5. You struggle to let go of execution, even when you’ve hired for it
Hiring someone and actually delegating to them are two different milestones. A lot of founders intellectually understand this but emotionally resist it. You built the early version of the company. You know how things should be done. Letting go feels risky.
But holding on creates a different kind of risk. It undermines the very people you hired and prevents them from fully stepping into their roles. It also keeps you stuck in execution when your company needs you thinking at a higher level.
There’s a pattern I’ve seen across multiple early-stage teams.
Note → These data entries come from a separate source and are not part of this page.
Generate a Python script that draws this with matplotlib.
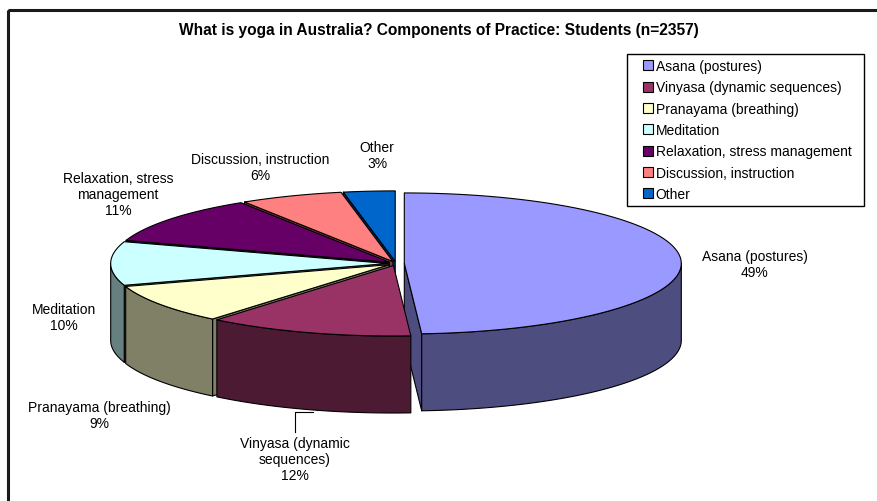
import numpy as np
import matplotlib
matplotlib.use("Agg")
import matplotlib.pyplot as plt
from matplotlib.patches import Polygon, Rectangle, Patch
from matplotlib.legend_handler import HandlerPatch

# ---- data -------------------------------------------------------------
categories = ["Asana (postures)", "Vinyasa (dynamic sequences)",
              "Pranayama (breathing)", "Meditation",
              "Relaxation, stress management", "Discussion, instruction",
              "Other"]
shares = [49, 12, 9, 10, 11, 6, 3]
slice_labels = ["Asana (postures)\n49%",
                "Vinyasa (dynamic\nsequences)\n12%",
                "Pranayama (breathing)\n9%",
                "Meditation\n10%",
                "Relaxation, stress\nmanagement\n11%",
                "Discussion, instruction\n6%",
                "Other\n3%"]
colors = ["#9999FF", "#993366", "#FFFFCC", "#CCFFFF",
          "#660066", "#FF8080", "#0066CC"]
title = "What is yoga in Australia? Components of Practice: Students (n=2357)"

# ---- layout (pixels) --------------------------------------------------
W, H = 878, 502
CX, CY = 396.0, 264.5      # pie centre
RX, RY = 277.0, 70.5       # ellipse radii of the top face
DEPTH = 77.0               # thickness of the pie
EXPLODE = 0.03             # fraction of radius each slice is pulled out
label_xy = [(755, 265), (295, 460), (99, 416), (64, 318),
            (118, 195), (260, 168), (377, 156)]
FONT = "Liberation Sans"

plt.rcParams["font.family"] = [FONT, "DejaVu Sans"]
fig = plt.figure(figsize=(W / 100, H / 100), dpi=100)
ax = fig.add_axes([0, 0, 1, 1])
ax.set_xlim(0, W)
ax.set_ylim(H, 0)
ax.axis("off")

# chart-area frame
ax.add_patch(Rectangle((8.5, 10.5), W + 20, H + 20, fill=False,
                       edgecolor="#1a1a1a", linewidth=2.2, zorder=1))


def shade(hex_color, f):
    c = np.array(matplotlib.colors.to_rgb(hex_color))
    return tuple(c * f)


def rim(cx, cy, a0, a1, n=80):
    t = np.radians(np.linspace(a0, a1, n))
    return np.column_stack([cx + RX * np.sin(t), cy - RY * np.cos(t)])


total = float(sum(shares))
bounds = np.concatenate([[0], np.cumsum(shares)]) / total * 360.0

slices = []
for i, col in enumerate(colors):
    a0, a1 = bounds[i], bounds[i + 1]
    mid = np.radians((a0 + a1) / 2)
    cx = CX + EXPLODE * RX * np.sin(mid)
    cy = CY - EXPLODE * RY * np.cos(mid)
    slices.append((-np.cos(mid), i, a0, a1, cx, cy, col))

# paint from the back of the pie to the front
ek = dict(edgecolor="black", linewidth=0.8, joinstyle="round")
z = 2
for _, i, a0, a1, cx, cy, col in sorted(slices):
    side = shade(col, 0.5)
    faces = []
    # cut faces along the radii
    for ang, visible in ((a0, np.sin(np.radians(a0)) < -1e-6),
                         (a1, np.sin(np.radians(a1)) > 1e-6)):
        if visible:
            p = rim(cx, cy, ang, ang, 1)[0]
            faces.append(np.array([[cx, cy], p, p + [0, DEPTH],
                                   [cx, cy + DEPTH]]))
    # outer wall on the front half
    lo, hi = max(a0, 90.0), min(a1, 270.0)
    if hi > lo:
        top = rim(cx, cy, lo, hi)
        faces.append(np.vstack([top, (top + [0, DEPTH])[::-1]]))
    for f in faces:
        ax.add_patch(Polygon(f, closed=True, facecolor=side, zorder=z, **ek))
        z += 1
    top_face = np.vstack([[cx, cy], rim(cx, cy, a0, a1)])
    ax.add_patch(Polygon(top_face, closed=True, facecolor=col, zorder=z, **ek))
    z += 1

# data labels
for txt, (x, y) in zip(slice_labels, label_xy):
    ax.text(x, y, txt, ha="center", va="center", multialignment="center",
            fontsize=10, linespacing=1.15, color="black", zorder=50)

# leader line for the Vinyasa label
ax.plot([313, 295, 295], [413, 413, 433], color="black", linewidth=0.8,
        zorder=50)

# title
ax.text(439, 31, title, ha="center", va="center", fontsize=11.2,
        fontweight="bold", zorder=50)


# legend: small square keys sitting at the right end of the handle box
def square_key(legend, orig_handle, xdescent, ydescent, width, height,
               fontsize):
    s = 0.72 * fontsize
    return Rectangle((width - s - xdescent, -ydescent + (height - s) / 2),
                     s, s)


handles = [Patch(facecolor=c, edgecolor="black", linewidth=0.8)
           for c in colors]
leg = ax.legend(handles, categories, loc="upper left",
                bbox_to_anchor=(627, 55, 237, 148),
                bbox_transform=ax.transData, mode="expand",
                fontsize=10, frameon=True, fancybox=False,
                edgecolor="black", framealpha=1, borderaxespad=0,
                handlelength=1.5, handleheight=0.75, handletextpad=0.2,
                labelspacing=0.53, borderpad=0.36,
                handler_map={Patch: HandlerPatch(patch_func=square_key)})
leg.get_frame().set_linewidth(1.0)
leg.set_zorder(60)

fig.savefig("out.png", dpi=100)
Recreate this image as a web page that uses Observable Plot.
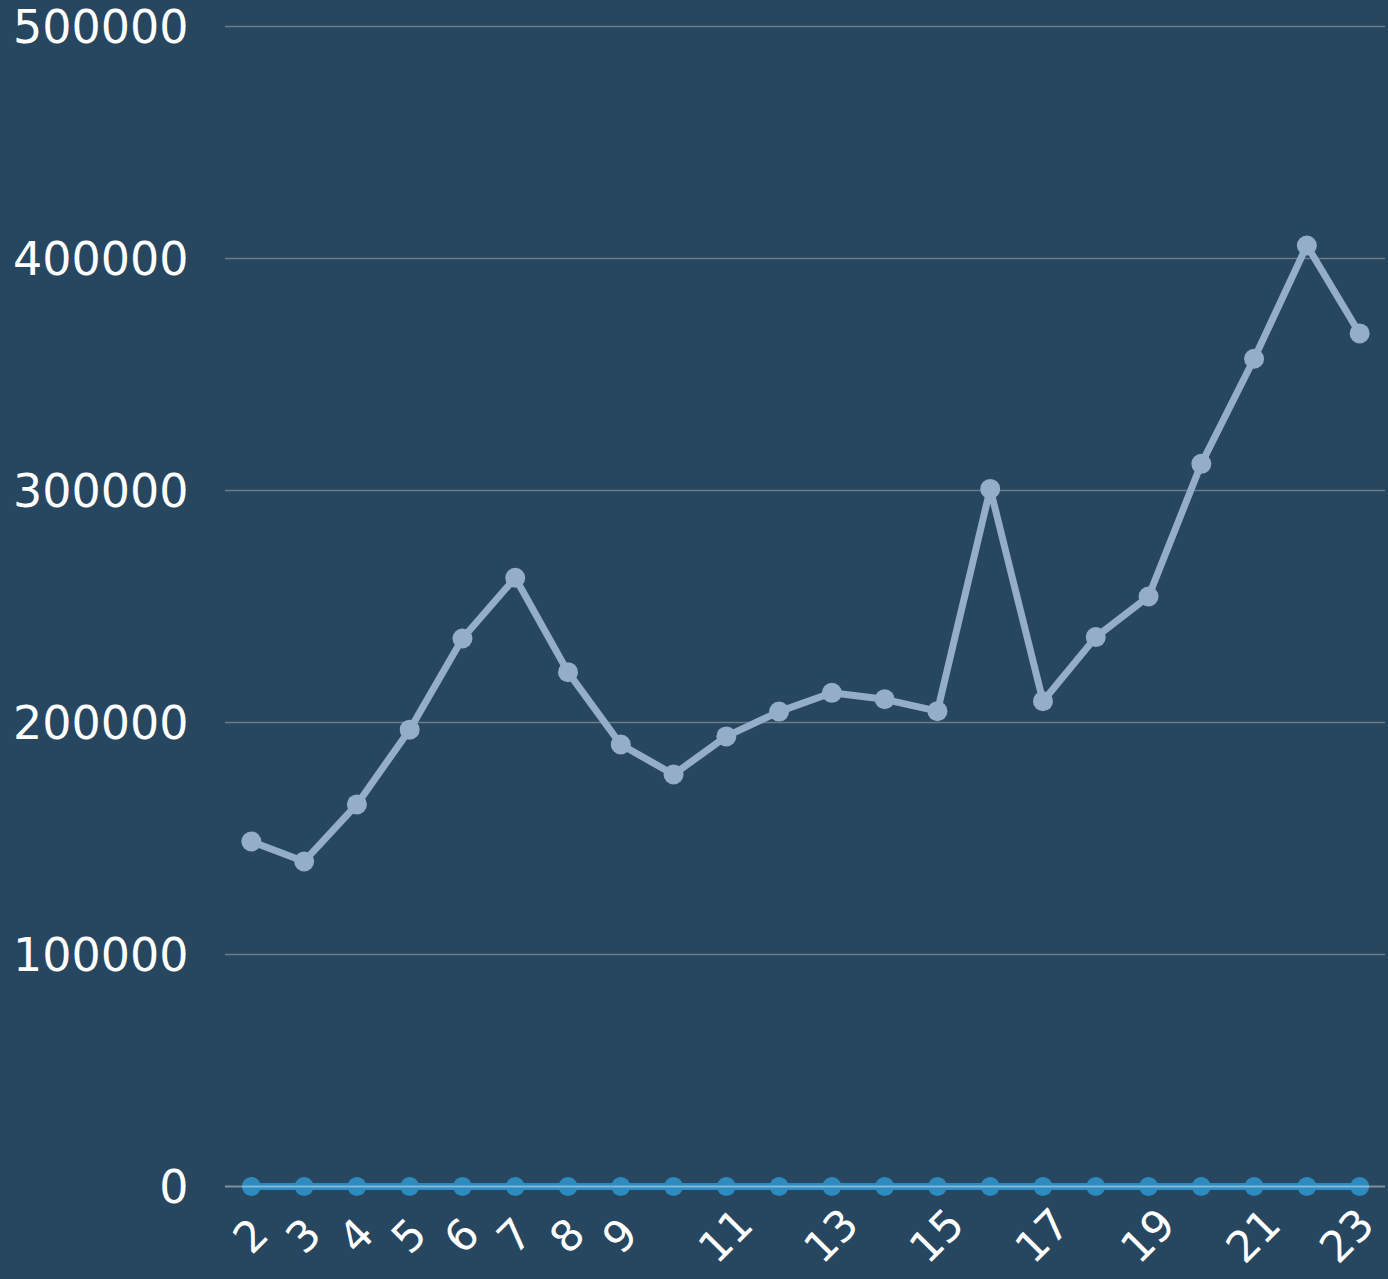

Founders say they want ownership from their hires, but they continue to override decisions or rework outputs. Over time, those hires either disengage or become overly dependent.
A useful reframe is this. Delegation is not about transferring tasks. It’s about transferring outcomes. That includes giving people room to approach problems differently than you would. It might not be perfect, but it’s how scale actually happens.
6. Your communication style hasn’t evolved with team size
What worked with a team of five rarely works with a team of twenty. Informal conversations, quick clarifications, and implicit understanding start to break down as more people join.
If you find yourself repeating the same context, correcting misalignment, or hearing “I didn’t know that” more often, it’s a signal that your communication system hasn’t scaled.
Claire Hughes Johnson, former COO at Stripe, has spoken about the importance of written communication as companies grow. Clear documentation, consistent messaging, and structured updates reduce ambiguity and keep teams aligned without constant intervention.
This doesn’t mean becoming overly bureaucratic. It means being intentional. What needs to be written down? What should be shared asynchronously? What requires a meeting?
Scaling leadership often looks like over-communicating at first, then refining into systems that make clarity the default.
Closing
Outgrowing your own leadership style is not a failure. It’s a sign your company is working. Every stage of growth demands a different version of you, and that transition is rarely smooth. The founders who navigate it well are not the ones who cling to what worked before. They’re the ones willing to evolve, even when it feels uncomfortable. If any of these signs resonate, you’re not behind. You’re at the edge of your next level.